Y Jesús, contagiado por la alegría con el buen término de la tarea de sus discípulos, levanta los ojos y dice hablando con familiaridad y públicamente a su padre: “Te doy gracias Padre, Señor de los cielos y la tierra, porque has escondido estas cosas a los sabios y entendidos y se las has revelado a la gente sencilla”. No solo los exégetas, ni los doctos de la Escritura, que conocen las lenguas de la Biblia, si el espíritu sopla y el Padre lo revela, desde la humildad cualquiera puede llegar a conocer “estas cosas”.
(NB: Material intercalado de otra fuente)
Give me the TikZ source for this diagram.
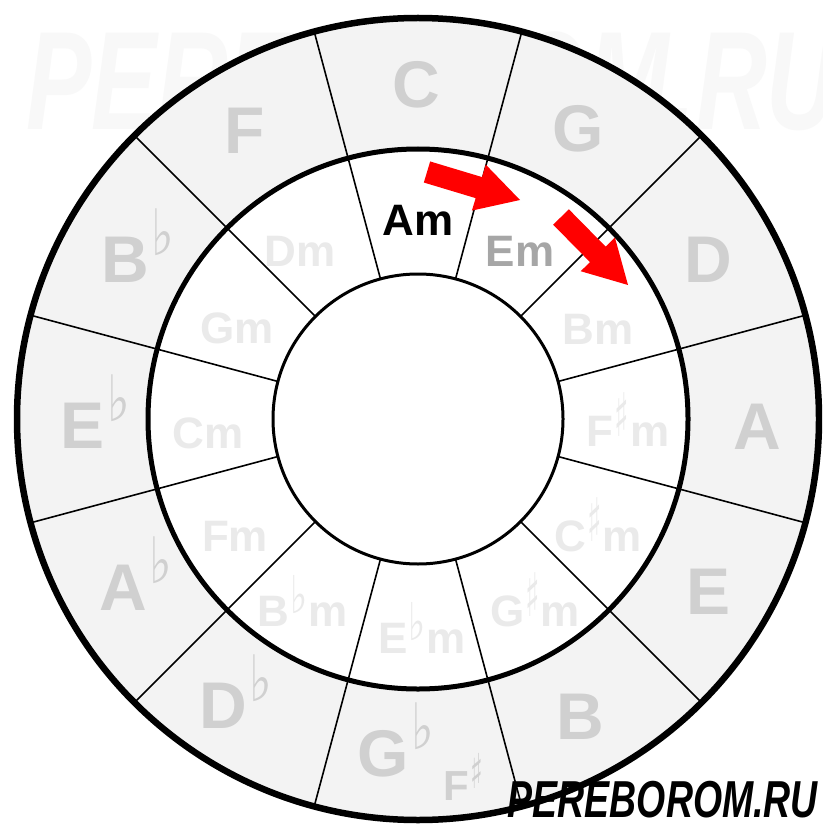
\documentclass[tikz,border=0pt]{standalone}
\usepackage{graphicx}
\usepackage{fontspec}
\setmainfont{Liberation Sans}
\newfontfamily\symfont{DejaVu Sans}
\usetikzlibrary{calc}
\definecolor{ringfill}{HTML}{F3F3F3}
\definecolor{majcol}{HTML}{D0D0D0}
\definecolor{mincol}{HTML}{EAEAEA}
\definecolor{emcol}{HTML}{A6A6A6}
\definecolor{wmcol}{HTML}{F8F8F8}
\definecolor{arrred}{HTML}{FF0000}
\newcommand{\bigflat}{\hspace{3pt}\raisebox{27pt}{\fontsize{64}{64}\selectfont\symfont\scalebox{0.75}[1]{\char"266D}}}
\newcommand{\smallflat}{\hspace{1pt}\raisebox{13pt}{\fontsize{52}{52}\selectfont\symfont\scalebox{0.7}[1]{\char"266D}}\hspace{1pt}}
\newcommand{\smallsharp}{\hspace{1pt}\raisebox{10pt}{\fontsize{60}{60}\selectfont\symfont\scalebox{0.5}[1]{\char"266F}}\hspace{1pt}}
\newcommand{\tinysharp}{\hspace{2pt}\raisebox{12pt}{\fontsize{48}{48}\selectfont\symfont\scalebox{0.55}[1]{\char"266F}}}
\tikzset{
  majlabel/.style={font=\fontsize{66}{66}\selectfont\bfseries, text=majcol, inner sep=0pt},
  minlabel/.style={font=\fontsize{44}{44}\selectfont\bfseries, text=mincol, inner sep=0pt, anchor=base},
  spoke/.style={line width=1.6pt, draw=black},
  redarrow/.style={fill=arrred, draw=none},
}
\begin{document}
\begin{tikzpicture}[x=1pt,y=-1pt]
\useasboundingbox (0,0) rectangle (822,826);
\clip (0,0) rectangle (822,826);
\fill[white] (0,0) rectangle (822,826);
% faint watermark
\node[inner sep=0pt, anchor=base, text=wmcol, font=\fontsize{140}{140}\selectfont\bfseries\itshape, xscale=0.7] (wm) at (432,130) {PEREBOROM.RU};

\coordinate (c) at (418,419);
% rings
\fill[ringfill] (c) circle (401);
\fill[white] (c) circle (270);
\foreach \a in {15,45,...,345} {
  \draw[spoke] ($(c)+(\a:145)$) -- ($(c)+(\a:401)$);
}
\fill[white] (c) circle (145);
\draw[line width=6.5pt] (c) circle (401);
\draw[line width=5pt] (c) circle (270);
\draw[line width=3pt] (c) circle (145);

% major keys
\node[majlabel, anchor=base] (kC) at (416,108) {C};
\node[majlabel, anchor=base] (kG) at (578,152) {G};
\node[majlabel, anchor=base] (kD) at (708,282) {D};
\node[majlabel, anchor=base] (kA) at (757,449) {A};
\node[majlabel, anchor=base] (kE) at (708,614) {E};
\node[majlabel, anchor=base] (kB) at (580,739) {B};
\node[majlabel, anchor=base west] (kGb) at (357,776) {G\bigflat};
\node[majlabel, anchor=base west] (kDb) at (199,728) {D\bigflat};
\node[majlabel, anchor=base west] (kAb) at (99,610) {A\bigflat};
\node[majlabel, anchor=base west] (kEb) at (60,448) {E\bigflat};
\node[majlabel, anchor=base west] (kBb) at (101,282) {B\bigflat};
\node[majlabel, anchor=base] (kF) at (245,154) {F};
\node[inner sep=0pt, anchor=base west, text=majcol, font=\fontsize{42}{42}\selectfont\bfseries] (kFs) at (443,800) {F\tinysharp};

% minor keys
\node[minlabel, text=black] (mAm) at (418,236) {Am};
\node[minlabel, text=emcol] (mEm) at (520,266) {Em};
\node[minlabel] (mBm) at (598,344) {Bm};
\node[minlabel] (mFsm) at (628,446) {F\smallsharp m};
\node[minlabel] (mCsm) at (598,551) {C\smallsharp m};
\node[minlabel] (mGsm) at (535,626) {G\smallsharp m};
\node[minlabel] (mEbm) at (422,653) {E\smallflat m};
\node[minlabel] (mBbm) at (303,626) {B\smallflat m};
\node[minlabel] (mFm) at (235,551) {Fm};
\node[minlabel] (mCm) at (208,448) {Cm};
\node[minlabel] (mGm) at (237,343) {Gm};
\node[minlabel] (mDm) at (300,266) {Dm};

% red arrows
\coordinate (a1t) at (427,172);
\coordinate (a1h) at (520,200);
\coordinate (a1b) at ($(a1h)!43pt!(a1t)$);
\fill[redarrow] ($(a1t)!11pt!90:(a1h)$) -- ($(a1b)!11pt!-90:(a1t)$) -- ($(a1b)!24pt!-90:(a1t)$) -- (a1h)
  -- ($(a1b)!24pt!90:(a1t)$) -- ($(a1b)!11pt!90:(a1t)$) -- ($(a1t)!11pt!-90:(a1h)$) -- cycle;
\coordinate (a2t) at (561,217);
\coordinate (a2h) at (628,285);
\coordinate (a2b) at ($(a2h)!43pt!(a2t)$);
\fill[redarrow] ($(a2t)!11pt!90:(a2h)$) -- ($(a2b)!11pt!-90:(a2t)$) -- ($(a2b)!24pt!-90:(a2t)$) -- (a2h)
  -- ($(a2b)!24pt!90:(a2t)$) -- ($(a2b)!11pt!90:(a2t)$) -- ($(a2t)!11pt!-90:(a2h)$) -- cycle;

% signature
\node[inner sep=0pt, anchor=base east, text=black, font=\fontsize{52}{52}\selectfont\bfseries\itshape, xscale=0.72] (sig) at (818,817) {PEREBOROM.RU};
\end{tikzpicture}
\end{document}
Nadie en la labor apostólica, el consejo al hermano, la aclaración de una duda, puede presumir de su lenguaje o de su capacidad de persuasión, solo a las gentes sencillas, a los humildes, se les da la lucidez para entender y hacer entender; como hemos visto en tantos profetas del Antiguo Testamento, es la disposición obediente a ser instrumento de Dios en la transmisión de su palabra y sus mandatos, lo que da el éxito a la misión.
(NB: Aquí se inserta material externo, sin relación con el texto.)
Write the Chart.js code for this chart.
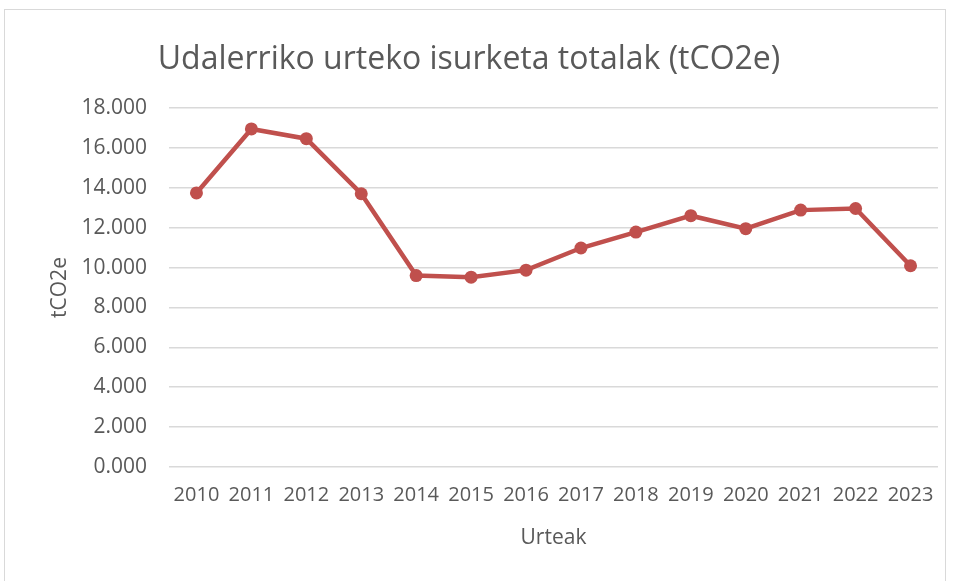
<!DOCTYPE html>
<html lang="eu">
<head>
  <meta charset="UTF-8">
  <title>Udalerriko urteko isurketa totalak</title>
  <script src="https://cdn.jsdelivr.net/npm/chart.js"></script>
  <style>
    html, body { margin: 0; padding: 0; background: #fff; }
    #wrap { position: relative; width: 953px; height: 581px; overflow: hidden; }
    #frame { position: absolute; left: 4px; top: 9px; width: 942px; height: 590px; border: 1px solid #d9d9d9; box-sizing: border-box; }
    #chart { position: absolute; left: 0; top: 0; }
  </style>
</head>
<body>
<div id="wrap">
  <div id="frame"></div>
  <canvas id="chart" width="953" height="581"></canvas>
</div>

<script>
  // data
  const years = ['2010', '2011', '2012', '2013', '2014', '2015', '2016',
                 '2017', '2018', '2019', '2020', '2021', '2022', '2023'];
  const emissions = [13740, 16950, 16460, 13700, 9600, 9520, 9870,
                     10980, 11780, 12600, 11950, 12880, 12960, 10090];
  const yMin = 0, yMax = 18000, yStep = 2000;

  const textColor = '#595959';
  const lineColor = '#c0504d';
  const font = 'Open Sans';

  new Chart(document.getElementById('chart'), {
    type: 'line',
    data: {
      labels: years,
      datasets: [{
        label: 'tCO2e',
        data: emissions,
        borderColor: lineColor,
        backgroundColor: lineColor,
        borderWidth: 4.5,
        pointRadius: 6.5,
        pointBorderWidth: 0,
        pointBackgroundColor: lineColor,
        tension: 0
      }]
    },
    options: {
      responsive: false,
      animation: false,
      layout: { padding: { left: 0, right: 15, top: 0, bottom: 0 } },
      plugins: {
        legend: { display: false },
        tooltip: { enabled: false },
        title: {
          display: true,
          text: 'Udalerriko urteko isurketa totalak (tCO2e)',
          color: textColor,
          font: { family: font, size: 32, weight: 'normal' },
          padding: { top: 41, bottom: 28.6 }
        }
      },
      scales: {
        x: {
          offset: true,
          grid: { display: false, drawTicks: false },
          border: { display: false },
          ticks: {
            color: textColor,
            font: { family: font, size: 20 },
            padding: 16,
            maxRotation: 0,
            autoSkip: false
          },
          title: {
            display: true,
            text: 'Urteak',
            color: textColor,
            font: { family: font, size: 21 },
            padding: { top: 0, bottom: 30 }
          },
          afterFit: s => { s.height = 114; }
        },
        y: {
          min: yMin,
          max: yMax,
          grid: { color: '#d9d9d9', lineWidth: 1.5, drawTicks: false },
          border: { display: false },
          ticks: {
            stepSize: yStep,
            color: textColor,
            font: { family: font, size: 21 },
            padding: 22,
            callback: v => (v / 1000).toFixed(3)
          },
          title: {
            display: true,
            text: 'tCO2e',
            color: textColor,
            font: { family: font, size: 21 },
            padding: { top: 47, bottom: 0 }
          },
          afterFit: s => { s.width = 169; }
        }
      }
    }
  });
</script>
</body>
</html>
Y añade Jesús, como un premio a su fe en el Maestro y al primer trabajo de evangelización, esta clara prueba de su divinidad: “Nadie conoce al Hijo sino el Padre, ni quién es el Padre sino el Hijo, y aquel a quien el Hijo se lo quiera revelar”.
Tantas opiniones y herejías se han discutido en los concilios sobre la divinidad de Jesús, y no puede ser más clara esta frase. Pocas veces en el evangelio Jesús se refiere tan directamente a su identidad de hijo de Dios y uno con él. También en su respuesta a las preguntas de Tomás y Felipe (Jn 14, 8-10) dice a este: “El que me ha visto a mí ha visto al Padre” y más adelante “ yo estoy en el Padre y el Padre está en mí.”
Los cristianos podemos estar seguros así de que no seguimos a un hombre excepcional, líder de ideas nuevas, ejemplo de bondades dignas de imitación. No, seguimos al Hijo de Dios y uno con Él en la unidad trinitaria.
Por último la cuarta perla del evangelio de hoy: “Dichosos los ojos que ven lo que vosotros veis”. Efectivamente en todo el Antiguo Testamento contemplamos la sed de la presencia del Dios vivo, repetida en los salmos y en la añoranza de los profetas. A los cristianos nos parece una maravilla haber visto a Jesús, poder caminar a su lado, oír su palabra, comer, reír y llorar con Él, pero para consolarnos nos ha dejado su cuerpo y sangre en la Eucaristía, donde tenemos certeza de su presencia real.